Data Catalog Vocabulary (DCAT) - United States Profile Chief Data Officers Council & Federal Committee on Statistical Methodology
Other
58 stars 6 forks source link

Provide business context (provenance) for datasets to ensure authenticity, integrity, and appropriate interpretation of the data #117

Closed johnd-im closed 7 months ago

johnd-im commented 1 year ago

Creator Name: John Davidson Creator Affiliation: Contractor, Department of the Interior/OCIO/CDO

Requirement(s)

  1. Specify provenance of the dataset as links or citations to entities, agents, or activities (e.g., systems, services, applications, organizations, persons, and/or activities (including algorithms) that “generated” (collected, processed, analyzed, synthesized, transformed, or otherwise packaged) the dataset.
  2. Provide additional context with human-readable statement "of any changes in ownership and custody of the resource since its creation that are significant for its authenticity, integrity, and interpretation."

Problem Statement

Cannot associate a dataset resource with the business context (provenance) of a dataset, specifically the linkages to the sources of the data, how the data was collected and processed, and how the dataset was produced. Having this contextual information directly supports FAIR principles for findability and reuseability.

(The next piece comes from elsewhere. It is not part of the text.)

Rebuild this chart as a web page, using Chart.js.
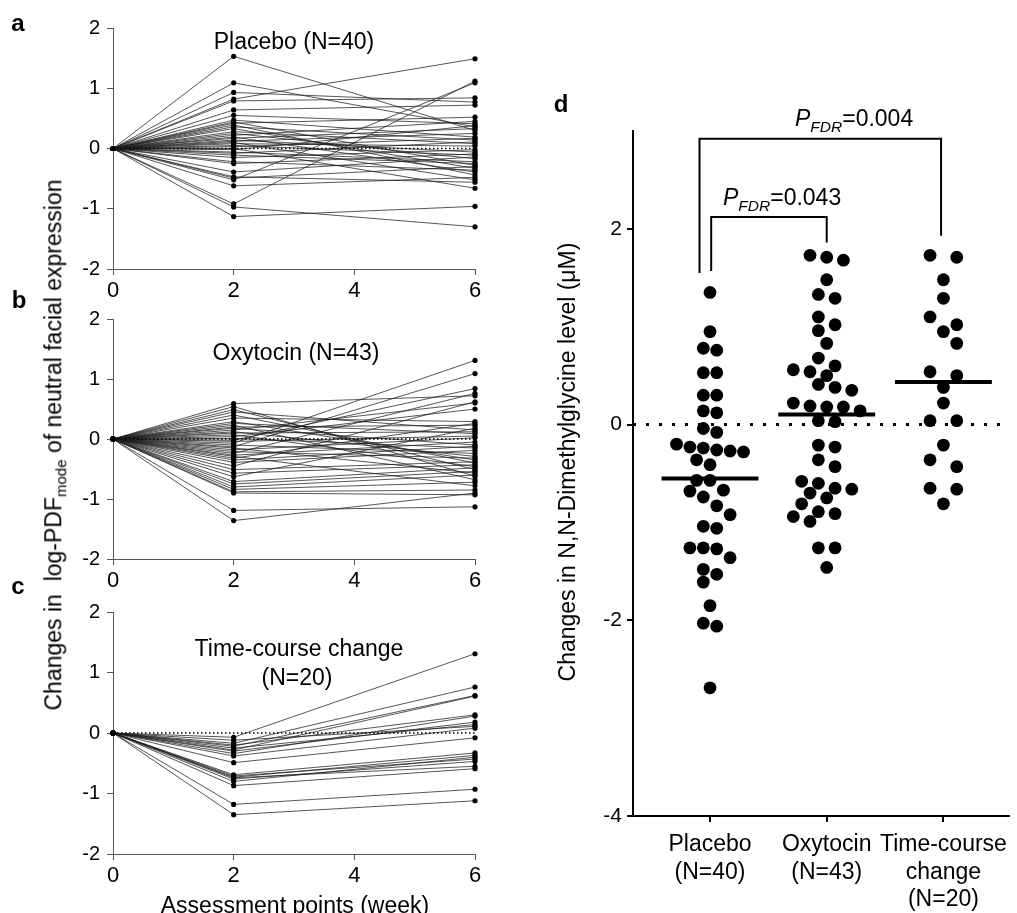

Target Audience / Stakeholders

User1: Data producer/ owner/ steward User2: Data consumer/ SME/ analyst

Intended Uses / Use Cases

UseCase1: As a data steward, I need to document who owned or had custody of the data and how the data were collected and processed to establish trust in the data and to maximize the "downstream" value of the data for analysis and decision-making. UseCase2: As a data SME, I want to know how the data was collected and processed in order to know if its use is appropriate for my needs. UseCase3: As a data consumer, I want to be reassured that I can trust the data for authenticity and integrity by knowing how it by knowing which systems and algorithms were used to process it, by whom (individuals or organizations).

Existing Approaches - Optional

  1. GeoDCAT-AP 2.0.0: https://semiceu.github.io/GeoDCAT-AP/releases/2.0.0/#properties-for-provenance-statement
  2. DCAT-AP: https://www.dublincore.org/specifications/dublin-core/dcmi-terms/#http://purl.org/dc/terms/provenance
  3. DCAT3: https://www.w3.org/TR/vocab-dcat-3/#examples-dataset-provenance

Additional context, comments, or links - Optional

A requirement of the DOI's "Application Profile of DCAT-US 1.1" metadata specification.

fellahst commented 8 months ago

This requirement is addressed with the use of PROV-O ontology in the DCAT-US profile. See the section provenance metadata usage guideline in the specification.